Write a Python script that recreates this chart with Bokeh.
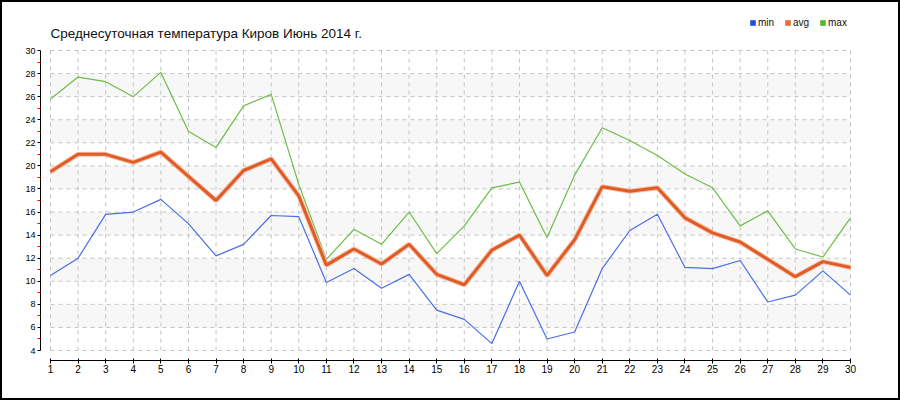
from bokeh.plotting import figure
from bokeh.models import Range1d, FixedTicker, Label, Legend, LegendItem
from bokeh.embed import file_html
from bokeh.resources import INLINE

# ---- data ----
days = list(range(1, 31))
t_min = [10.5, 12.0, 15.8, 16.0, 17.1, 15.0, 12.2, 13.2, 15.7, 15.6,
         9.9, 11.1, 9.4, 10.6, 7.5, 6.7, 4.6, 10.0, 5.0, 5.6,
         11.1, 14.4, 15.8, 11.2, 11.1, 11.8, 8.2, 8.8, 10.9, 8.8]
t_avg = [19.5, 21.0, 21.0, 20.3, 21.2, 19.1, 17.0, 19.6, 20.6, 17.4,
         11.4, 12.8, 11.5, 13.2, 10.6, 9.7, 12.7, 14.0, 10.5, 13.6,
         18.2, 17.8, 18.1, 15.5, 14.2, 13.4, 11.9, 10.4, 11.7, 11.2]
t_max = [25.8, 27.7, 27.3, 26.0, 28.1, 23.0, 21.6, 25.2, 26.2, 18.4,
         11.9, 14.5, 13.2, 16.0, 12.4, 14.8, 18.1, 18.6, 13.8, 19.2,
         23.3, 22.2, 20.9, 19.3, 18.1, 14.8, 16.1, 12.8, 12.1, 15.5]
y_ticks = list(range(4, 31, 2))
y_minor = list(range(5, 30, 2))
band_bottoms = [6, 10, 14, 18, 22, 26]
band_tops = [8, 12, 16, 20, 24, 28]
title_text = "Среднесуточная температура Киров  Июнь 2014 г."
series_names = ["min", "avg", "max"]

FONT = "Liberation Sans"
PX_X = 800 / 29.0   # pixels per day
PX_Y = 300 / 26.0   # pixels per degree
B = 2               # outer border width (css)

x_lo, x_hi = days[0], days[-1]
y_lo, y_hi = y_ticks[0], y_ticks[-1]

# canvas is drawn 900x400 starting B px inside the css border
p = figure(width=900 - 2 * B, height=400 - 2 * B, output_backend="svg",
           toolbar_location=None,
           x_range=Range1d(x_lo - 10 / PX_X, x_hi + (50 + B) / PX_X),
           y_range=Range1d(y_lo - 10 / PX_Y, y_hi + (50 - B) / PX_Y),
           min_border_left=40 - B, min_border_right=0,
           min_border_top=0, min_border_bottom=40 + B)
p.styles = {"border": "%dpx solid black" % B, "box-sizing": "content-box",
            "border-radius": "0px"}
p.xgrid.visible = False
p.ygrid.visible = False
p.outline_line_color = None
p.background_fill_color = "white"
p.border_fill_color = "white"

# bands
p.quad(left=[x_lo] * len(band_bottoms), right=[x_hi] * len(band_bottoms),
       bottom=band_bottoms, top=band_tops, fill_color="#f7f7f7", line_color=None)

# grid
p.segment(x0=[x_lo] * len(y_ticks), x1=[x_hi] * len(y_ticks), y0=y_ticks, y1=y_ticks,
          line_color="#c4c4c4", line_width=1, line_dash="4 4")
p.segment(x0=days, x1=days, y0=[y_lo] * len(days), y1=[y_hi] * len(days),
          line_color="#c4c4c4", line_width=1, line_dash="4 4")

# lines
p.line(days, t_max, line_color="#6dbd47", line_width=1.2)
p.line(days, t_min, line_color="#4a6ee6", line_width=1.2)
p.line(days, t_avg, line_color="#f5c0a8", line_width=5)
p.line(days, t_avg, line_color="#e05c26", line_width=3)

# axes
p.xaxis.ticker = FixedTicker(ticks=days)
p.xaxis.bounds = (x_lo, x_hi)
p.xaxis.axis_line_color = "black"
p.xaxis.major_tick_line_color = "black"
p.xaxis.major_tick_in = 2
p.xaxis.major_tick_out = 3
p.xaxis.minor_tick_line_color = None
p.xaxis.major_label_standoff = 1
p.xaxis.major_label_text_font = FONT
p.xaxis.major_label_text_font_size = "10px"
p.xaxis.major_label_text_color = "#000000"

p.yaxis.ticker = FixedTicker(ticks=y_ticks, minor_ticks=y_minor)
p.yaxis.bounds = (y_lo, y_hi)
p.yaxis.axis_line_color = "black"
p.yaxis.major_tick_line_color = "black"
p.yaxis.major_tick_in = 0
p.yaxis.major_tick_out = 3
p.yaxis.minor_tick_line_color = "red"
p.yaxis.minor_tick_in = 0
p.yaxis.minor_tick_out = 3
p.yaxis.major_label_standoff = 2
p.yaxis.major_label_text_font = FONT
p.yaxis.major_label_text_font_size = "9px"
p.yaxis.major_label_text_color = "#000000"

# title
p.add_layout(Label(x=x_lo, y=y_hi + 17 / PX_Y, text=title_text, text_font=FONT,
                   text_font_size="13.5px", text_color="#111111",
                   text_baseline="alphabetic", text_align="left"))

# legend with square swatches
sw_colors = ["#1f4be0", "#ee6a32", "#4cb82b"]
nan = float("nan")
items = []
for name, c in zip(series_names, sw_colors):
    r = p.quad(left=[nan], right=[nan], bottom=[nan], top=[nan],
               fill_color=c, line_color=None)
    items.append(LegendItem(label=name, renderers=[r]))
legend = Legend(items=items, orientation="horizontal", location=(709, 332),
                glyph_width=7, glyph_height=7, label_standoff=2, spacing=6,
                padding=0, margin=0, label_height=10,
                label_text_font=FONT, label_text_font_size="10px",
                label_text_color="#111111",
                border_line_color=None, background_fill_alpha=0)
p.add_layout(legend, "center")

open("out.html", "w").write(file_html(p, INLINE))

◇ ◇ ◇ ◇ ◇ ◇ ◇

__WRITTEN PROBLEM__
Please reproduce the listing exactly from its opening line through the line that contains "y_lo, y_hi = y_ticks[0], y_ticks[-1]", both included, with all pictures omitted.

__OUTPUT FOR THIS EXERCISE__
Write a Python script that recreates this chart with Bokeh.
from bokeh.plotting import figure
from bokeh.models import Range1d, FixedTicker, Label, Legend, LegendItem
from bokeh.embed import file_html
from bokeh.resources import INLINE

# ---- data ----
days = list(range(1, 31))
t_min = [10.5, 12.0, 15.8, 16.0, 17.1, 15.0, 12.2, 13.2, 15.7, 15.6,
         9.9, 11.1, 9.4, 10.6, 7.5, 6.7, 4.6, 10.0, 5.0, 5.6,
         11.1, 14.4, 15.8, 11.2, 11.1, 11.8, 8.2, 8.8, 10.9, 8.8]
t_avg = [19.5, 21.0, 21.0, 20.3, 21.2, 19.1, 17.0, 19.6, 20.6, 17.4,
         11.4, 12.8, 11.5, 13.2, 10.6, 9.7, 12.7, 14.0, 10.5, 13.6,
         18.2, 17.8, 18.1, 15.5, 14.2, 13.4, 11.9, 10.4, 11.7, 11.2]
t_max = [25.8, 27.7, 27.3, 26.0, 28.1, 23.0, 21.6, 25.2, 26.2, 18.4,
         11.9, 14.5, 13.2, 16.0, 12.4, 14.8, 18.1, 18.6, 13.8, 19.2,
         23.3, 22.2, 20.9, 19.3, 18.1, 14.8, 16.1, 12.8, 12.1, 15.5]
y_ticks = list(range(4, 31, 2))
y_minor = list(range(5, 30, 2))
band_bottoms = [6, 10, 14, 18, 22, 26]
band_tops = [8, 12, 16, 20, 24, 28]
title_text = "Среднесуточная температура Киров  Июнь 2014 г."
series_names = ["min", "avg", "max"]

FONT = "Liberation Sans"
PX_X = 800 / 29.0   # pixels per day
PX_Y = 300 / 26.0   # pixels per degree
B = 2               # outer border width (css)

x_lo, x_hi = days[0], days[-1]
y_lo, y_hi = y_ticks[0], y_ticks[-1]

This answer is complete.